The master's test is the fourth and final level in a series that gets exponentially harder at each stage. Having had too many conversations at restaurants in which it seemed like I knew more than my sommelier, I've long suspected I could take the Level 1 test cold. So I asked the court if it would let me take it without the two-day course, which it has never allowed. It said Yes, as long as I did it without any studying whatsoever. I agreed, as long as drinking did not count as studying.

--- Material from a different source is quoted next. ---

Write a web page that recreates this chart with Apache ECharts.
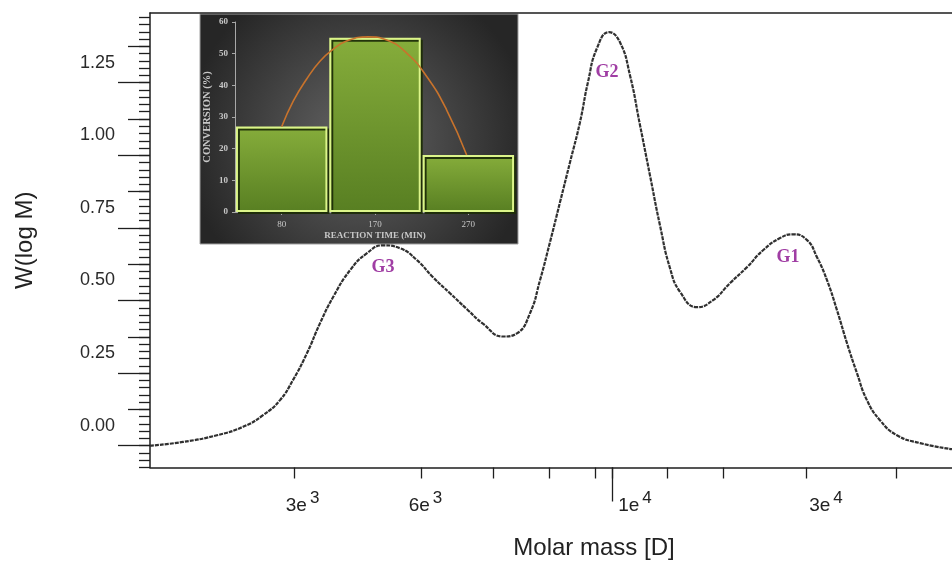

I put on a sommelier-looking blazer and drove to Anaheim to meet Michael Jordan, a master sommelier who works at the Ranch Restaurant and Saloon, an amazing, 20,000-sq.-ft. restaurant and adjacent two-step dance hall that the billionaire who founded the electronics company Extron attached to his office headquarters so he'd have somewhere to go after work. Jordan teaches a four-month class to his waitstaff before they take the two-day course for the first test. His goal is to have everyone at the restaurant--waiters, bartenders, cooks, busboys--pass the first level. As of now, 12 staff members have passed the second-level exam, including the cook. Jordan has, at various restaurants, helped more than 1,000 people pass the first test. He is the Michael Jordan of wine. And by giving me the test, he was risking his 100% pass rate.

After briefly assessing my knowledge by talking to me about grapes, regions, winemaking and pairings, Jordan put me at a 75% to pass. Wise, Somm's director, also thought I wouldn't have trouble. "Maybe I'm a little jaded from the master's exam, but I look at the intro as incredibly easy," he said. It's designed, he told me, so that people will pass it and want to continue.